The goal of Phase I is to evaluate the overall viability and cost of this approach. To assess this, we selected nine SEZ regions and derived indicators across nine indicators. We utilized different data sources, including some open imagery data and high-resolution commercial data. This exercise provided insight into data availability, cost, and quality of indicators drawn through remote sensing methods. To assess the ability to automate this process, we developed repeatable tools to calculate a set of different quantitative indicators that should provide insight into any economic development. Here, there are 9 different methods used to calculate economic indicators over the 9 SEZs. A variety of data is used for calculating the indicators, but our strategy was to use open data wherever possible. This rest of this document describes the results and summary of each region. A technical description and discussion of challenges associated with each indicator are also given.
The goals of Phase 1 were to:
- Develop code to calculate 8 different quantitative indicators for SEZs
- Document methods developed and recommend future directions
- Provide quantitative assessments of all SEZs using these indicators at two (or more) points in time
- Assess quality, feasibility, and cost associated with calculating each indicator on a regular basis
- Provide recommendations for evaluating economic indicators in reference regions (e.g., country-level, nearest large city).
The indicators examined in Phase I are listed below and are ordered by implementation difficulty (from easiest to most difficult). See the methodology section on each for more detail on the algorithm and the data used.
|1. Land classification||Classification of land usage (e.g., bare earth, vegetation, buildings, etc.)|
|2. Electricity consumption||Amount of nighttime lights usage as a proxy for electricity consumption|
|3. Transport infrastructure||Identification of road network to calculate total kilometers of roadways|
|4. Building footprints||Identification of buildings to calculate total square meters of buildings|
|5. Pollution||Estimation of air quality using aerosol optical thickness data from VIIRS|
|6. Building counts||Count of number of individual buildings|
|7. Traffic flow||Estimation of number of cars|
|8. Electricity reliability||Identification of nighttime power outages as a proxy for grid reliability|
|9. Call data records||Tracking of broad patterns in mobility, mobile payments, etc.|
The data sources used in Phase I are listed below. Digital Globe imagery includes high resolution imagery from the GeoEye, Quickbird, Worldview-02 and Worldview-03 sensors and requires access to DG's GBDX platorm.
|Sentinel-2||Public, medium spatial resolution, high temporal resolution|
|Digital Globe Imagery||Commercial, high spatial resolution, low temporal resolution|
|VIIRS Nighttime||Public, low spatial resolution, clean monthly data averages produced by NASA|
|VIIRS Aerosol Optical Thickness||Public, very low spatial resolution|
Our preliminary findings for these indicators are generally positive, but vary somewhat by indicator. Given the time available, we sometimes relied on existing detection algorithms that have be developed for use in the US and Europe. Often these methods performed poorly, but were still able to give some important insight into the lower bound of accuracy we can expect, and the cost involved in running this algorithm. The graph below provides our preliminary findings
|Indicator||Data Source||Observed Quality1||Expected Quality2||Cost3|
|Electricity Consumption||VIIRS Night||Good||Good||Low|
|Electricity Reliability||VIIRS Night||Inferior||Fair||Low/Medium|
|Call Data Records||CDRs||-||-||High|
- Observed Quality (Inferior, Poor, Fair, Good, Excellent) is our assessment of the usefulness of the data collected using existing algorithms
- Expected Quality reflects that accuracy that we believe we could achieve with improved algorithms developed from existing data and machine learning technology.
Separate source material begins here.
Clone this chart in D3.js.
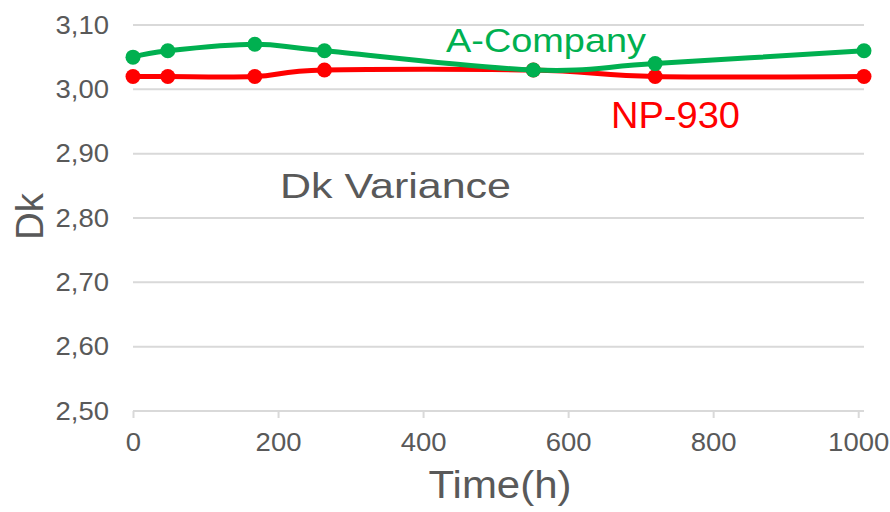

- Cost metric is one of: Low, Medium, High. This is our assessment of the financial costs (primarily for compute resources and satellite imagery) for each indicator at scale (i.e., hundreds of zones). See below for more info.
Low: Low cost means the data is publicly available at no cost and only the computation resources are required. With existing trained models, all of these algorithms can be run on an EC2 instance. Individual zones tend to be small, so even scaling up to hundreds of zones would not require more than a modest EC2 instance. Less than $100 per month in computing costs.
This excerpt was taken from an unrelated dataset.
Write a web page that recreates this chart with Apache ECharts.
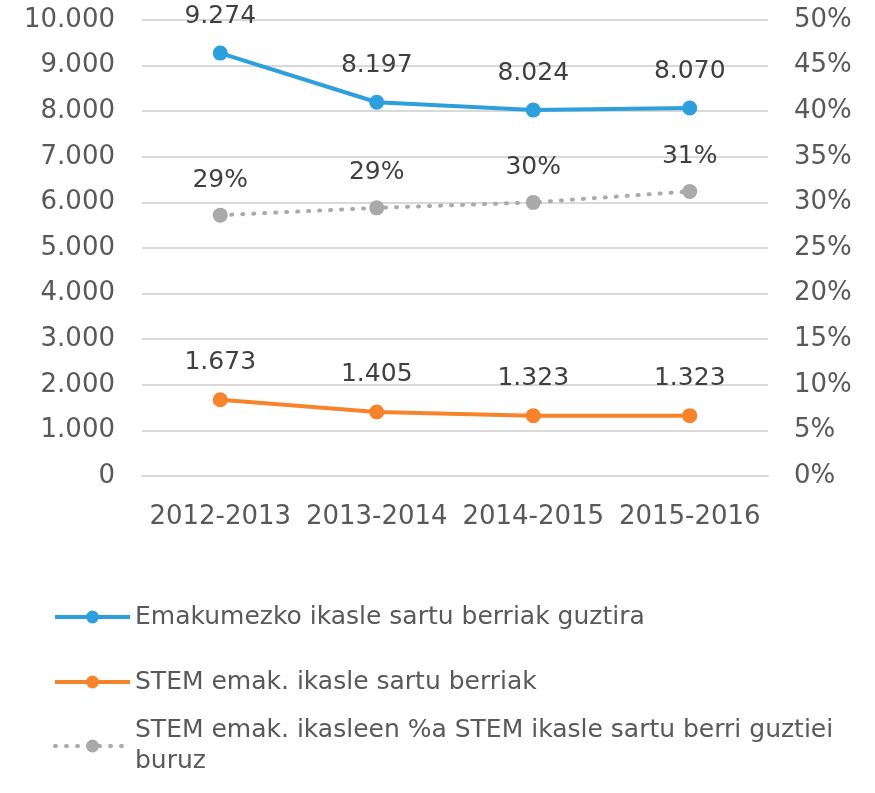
<!DOCTYPE html>
<html>
<head>
<meta charset="utf-8">
<script src="https://cdn.jsdelivr.net/npm/echarts@6/dist/echarts.min.js"></script>
<style>
html,body{margin:0;padding:0;background:#fff;}
#chart{width:875px;height:793px;}
</style>
</head>
<body>
<div id="chart"></div>
<script>
const categories = ['2012-2013', '2013-2014', '2014-2015', '2015-2016'];
const seriesNames = [
  'Emakumezko ikasle sartu berriak guztira',
  'STEM emak. ikasle sartu berriak',
  'STEM emak. ikasleen %a STEM ikasle sartu berri guztiei buruz'
];
const totalWomen = [9274, 8197, 8024, 8070];
const stemWomen = [1673, 1405, 1323, 1323];
const stemPercent = [28.6, 29.4, 30.0, 31.2];
const leftTicks = {min: 0, max: 10000, interval: 1000};
const rightTicks = {min: 0, max: 50, interval: 5};

const FONT = 'DejaVu Sans';
const TEXT = '#595959';
const BLUE = '#2c9fdc';
const ORANGE = '#f7832a';
const GREY = '#a9a9a9';

function thousands(v) {
  return String(Math.round(v)).replace(/\B(?=(\d{3})+(?!\d))/g, '.');
}

const chart = echarts.init(document.getElementById('chart'));

function legendBox(name, top, extraText) {
  return {
    orient: 'vertical',
    left: 53,
    top: top,
    padding: 0,
    itemWidth: 75,
    itemHeight: 16,
    itemGap: 0,
    selectedMode: false,
    data: [name],
    lineStyle: {width: 4},
    formatter: function (n) {
      return n === seriesNames[2] ? 'STEM emak. ikasleen %a STEM ikasle sartu berri guztiei\nburuz' : n;
    },
    textStyle: Object.assign({
      fontFamily: FONT, fontSize: 25, color: TEXT, lineHeight: 31
    }, extraText || {})
  };
}

chart.setOption({
  backgroundColor: '#ffffff',
  animation: false,
  textStyle: {fontFamily: FONT},
  grid: {left: 142, right: 107, top: 20, bottom: 317, containLabel: false},
  legend: [
    legendBox(seriesNames[0], 617 - 15.5),
    legendBox(seriesNames[1], 682 - 15.5),
    legendBox(seriesNames[2], 746 - 46.5, {padding: [31, 0, 0, 0]})
  ],
  xAxis: {
    type: 'category',
    data: categories,
    boundaryGap: true,
    axisLine: {show: true, lineStyle: {color: '#d9d9d9', width: 2}},
    axisTick: {show: false},
    axisLabel: {fontFamily: FONT, fontSize: 26, color: TEXT, margin: 28, interval: 0, hideOverlap: false}
  },
  yAxis: [
    {
      type: 'value',
      min: leftTicks.min, max: leftTicks.max, interval: leftTicks.interval,
      axisLine: {show: false},
      axisTick: {show: false},
      splitLine: {show: true, lineStyle: {color: '#d9d9d9', width: 2}},
      axisLabel: {fontFamily: FONT, fontSize: 26, color: TEXT, margin: 27, formatter: thousands}
    },
    {
      type: 'value',
      position: 'right',
      min: rightTicks.min, max: rightTicks.max, interval: rightTicks.interval,
      axisLine: {show: false},
      axisTick: {show: false},
      splitLine: {show: false},
      axisLabel: {fontFamily: FONT, fontSize: 26, color: TEXT, margin: 26, formatter: '{value}%'}
    }
  ],
  series: [
    {
      name: seriesNames[0],
      type: 'line',
      yAxisIndex: 0,
      data: totalWomen,
      symbol: 'circle',
      symbolSize: 15,
      itemStyle: {color: BLUE},
      lineStyle: {color: BLUE, width: 4},
      label: {show: true, position: 'top', distance: 17, fontFamily: FONT, fontSize: 25, color: '#404040', formatter: p => thousands(p.value)}
    },
    {
      name: seriesNames[1],
      type: 'line',
      yAxisIndex: 0,
      data: stemWomen,
      symbol: 'circle',
      symbolSize: 15,
      itemStyle: {color: ORANGE},
      lineStyle: {color: ORANGE, width: 4},
      label: {show: true, position: 'top', distance: 17, fontFamily: FONT, fontSize: 25, color: '#404040', formatter: p => thousands(p.value)}
    },
    {
      name: seriesNames[2],
      type: 'line',
      yAxisIndex: 1,
      data: stemPercent,
      symbol: 'circle',
      symbolSize: 15,
      itemStyle: {color: GREY},
      lineStyle: {color: GREY, width: 4, type: [1, 10], cap: 'round'},
      label: {show: true, position: 'top', distance: 15, fontFamily: FONT, fontSize: 25, color: '#404040', formatter: p => Math.round(p.value) + '%'}
    }
  ]
});
</script>
</body>
</html>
Medium: The computing costs are similar to above (<$100/month), but also require commercial data tiles. Diregarding the model training costs (see below), on average each zone will require 100 tile requests (zoom level 17), per date. Thus 400 zones will require 40,000 tile requests per date. The exception to this is Electricity Reliability which is Medium cost not because of commercial data but because it requires a much greater amount of publicly available data.
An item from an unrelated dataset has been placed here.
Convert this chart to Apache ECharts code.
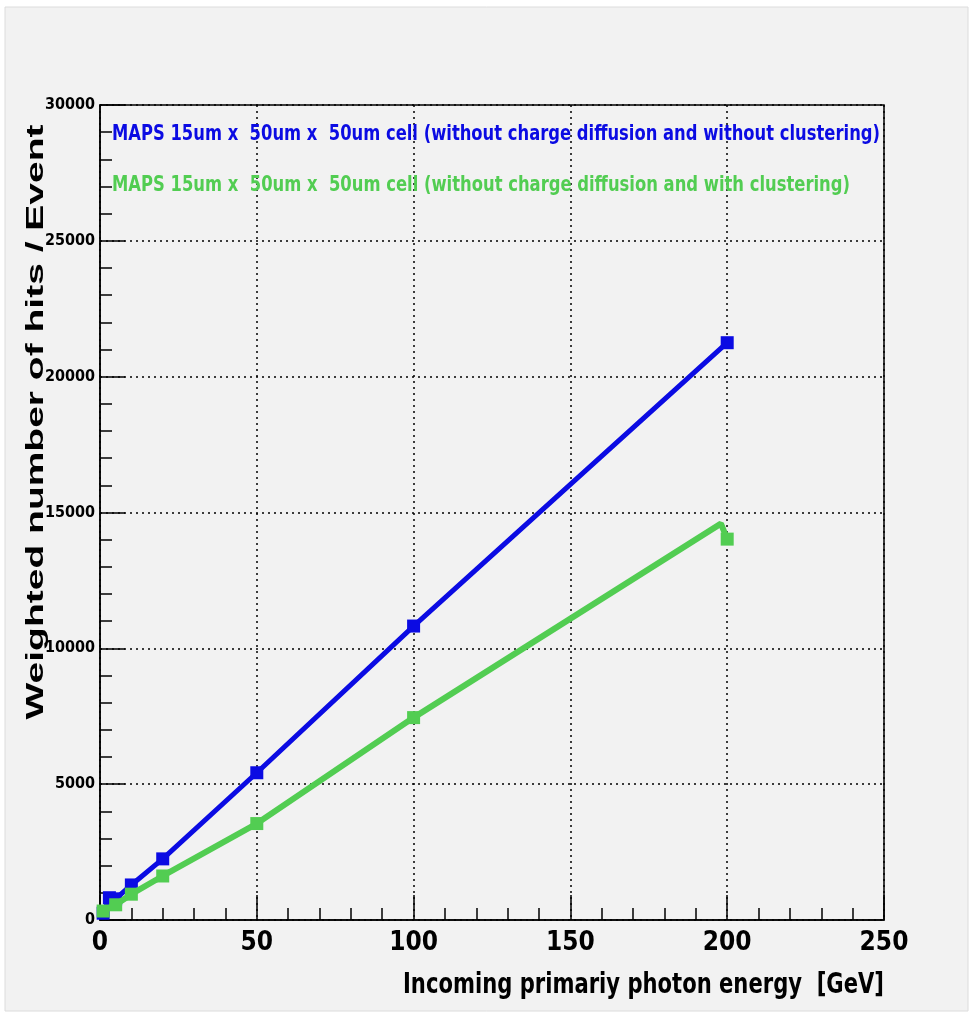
<!DOCTYPE html>
<html>
<head>
<meta charset="utf-8">
<script src="https://cdn.jsdelivr.net/npm/echarts@6/dist/echarts.min.js"></script>
<style>
html,body{margin:0;padding:0;background:#ffffff;}
#chart{width:973px;height:1019px;}
</style>
</head>
<body>
<div id="chart"></div>
<script>
// ---- data ----
const seriesNames = [
  'MAPS 15um x  50um x  50um cell (without charge diffusion and without clustering)',
  'MAPS 15um x  50um x  50um cell (without charge diffusion and with clustering)'
];
const blueEnergy = [1, 3, 5, 10, 20, 50, 100, 200];
const blueHits   = [250, 820, 780, 1290, 2250, 5420, 10820, 21250];
const greenEnergy = [1, 5, 10, 20, 50, 100, 200];
const greenHits   = [330, 560, 950, 1620, 3550, 7450, 14020];
const greenLinePeak = [198, 14590];   // line vertex just before the last point
const xTicks = [0, 50, 100, 150, 200, 250];
const yTicks = [0, 5000, 10000, 15000, 20000, 25000, 30000];
const xTitle = 'Incoming primariy photon energy  [GeV]';
const yTitle = 'Weighted number of hits / Event';

const BLUE = '#0b0be3';
const GREEN = '#52cd52';
const NARROW = "'Liberation Sans Narrow','DejaVu Sans Condensed','Arial Narrow',sans-serif";
const WIDE = "'Liberation Sans','DejaVu Sans',sans-serif";

// measure text to fit the squeezed/stretched look of the original picture
const mctx = document.createElement('canvas').getContext('2d');
function fitScale(text, font, target) {
  mctx.font = font;
  return target / mctx.measureText(text).width;
}
const legendFont = "bold 21px " + NARROW;
const xTitleFont = "bold 28px " + NARROW;
const yTitleFont = "bold 24px " + WIDE;

const blueData = blueEnergy.map((e, i) => [e, blueHits[i]]);
const greenData = greenEnergy.map((e, i) => [e, greenHits[i]]);
greenData.splice(greenData.length - 1, 0, {value: greenLinePeak, symbol: 'none'});

const chart = echarts.init(document.getElementById('chart'), null, {renderer: 'canvas'});
const option = {
  backgroundColor: '#ffffff',
  animation: false,
  graphic: [
    {type: 'rect', z: -10, silent: true, shape: {x: 5, y: 7, width: 963, height: 1004},
     style: {fill: '#f2f2f2', stroke: '#dcdcdc', lineWidth: 1}},
    {type: 'text', z: 10, x: 36, y: 422, rotation: Math.PI / 2,
     scaleX: fitScale(yTitle, yTitleFont, 595),
     style: {text: yTitle, font: yTitleFont, fill: '#000', textAlign: 'center', textVerticalAlign: 'middle'}},
    {type: 'text', z: 10, x: 884, y: 986,
     scaleX: fitScale(xTitle, xTitleFont, 481),
     style: {text: xTitle, font: xTitleFont, fill: '#000', textAlign: 'right', textVerticalAlign: 'middle'}},
    {type: 'text', z: 10, x: 112, y: 135,
     scaleX: fitScale(seriesNames[0], legendFont, 768),
     style: {text: seriesNames[0], font: legendFont, fill: BLUE, textAlign: 'left', textVerticalAlign: 'middle'}},
    {type: 'text', z: 10, x: 112, y: 186,
     scaleX: fitScale(seriesNames[1], legendFont, 738),
     style: {text: seriesNames[1], font: legendFont, fill: GREEN, textAlign: 'left', textVerticalAlign: 'middle'}}
  ],
  grid: {left: 100, right: 89, top: 105, bottom: 99, show: true,
         borderColor: '#000', borderWidth: 1.5, backgroundColor: 'transparent'},
  xAxis: {
    type: 'value', min: xTicks[0], max: xTicks[xTicks.length - 1], interval: 50,
    axisLine: {show: true, onZero: false, lineStyle: {color: '#000', width: 1.5}},
    axisTick: {show: true, inside: true, length: 25, lineStyle: {color: '#000', width: 1.5}},
    minorTick: {show: true, splitNumber: 5, length: 12, lineStyle: {color: '#000', width: 1.5}},
    axisLabel: {fontFamily: NARROW, fontWeight: 'bold', fontSize: 26, color: '#000', margin: 10,
                formatter: v => String(v)},
    splitLine: {show: true, lineStyle: {color: '#000', type: [2, 4], width: 1.5}}
  },
  yAxis: {
    type: 'value', min: yTicks[0], max: yTicks[yTicks.length - 1], interval: 5000,
    axisLine: {show: true, onZero: false, lineStyle: {color: '#000', width: 1.5}},
    axisTick: {show: true, inside: true, length: 25, lineStyle: {color: '#000', width: 1.5}},
    minorTick: {show: true, splitNumber: 5, length: 12, lineStyle: {color: '#000', width: 1.5}},
    axisLabel: {fontFamily: NARROW, fontWeight: 'bold', fontSize: 16, color: '#000', margin: 5,
                formatter: v => String(v)},
    splitLine: {show: true, lineStyle: {color: '#000', type: [2, 4], width: 1.5}}
  },
  series: [
    {name: seriesNames[0], type: 'line', data: blueData, color: BLUE,
     symbol: 'rect', symbolSize: 13, showSymbol: true,
     lineStyle: {color: BLUE, width: 5}, itemStyle: {color: BLUE}, z: 3},
    {name: seriesNames[1], type: 'line', data: greenData, color: GREEN,
     symbol: 'rect', symbolSize: 13, showSymbol: true,
     lineStyle: {color: GREEN, width: 6}, itemStyle: {color: GREEN}, z: 4}
  ]
};
chart.setOption(option);
</script>
</body>
</html>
High: The computing costs are higher than above because higher resolution data is being used (zoom level 19), but certainly less than < $200/month. The higher costs come from the number of tile requests needed, which would be roughly 1500 per zone, per date. Thus for 400 zones, 600k requests would be made, per date.
In comparison to the above costs, costs for training models (for Transport infrastructure, Building footprints and area, Traffic Flow) are far less. It takes about 10,000 tile requests to train a model, which can then be used across all zones, and a few days of processing time (< $50).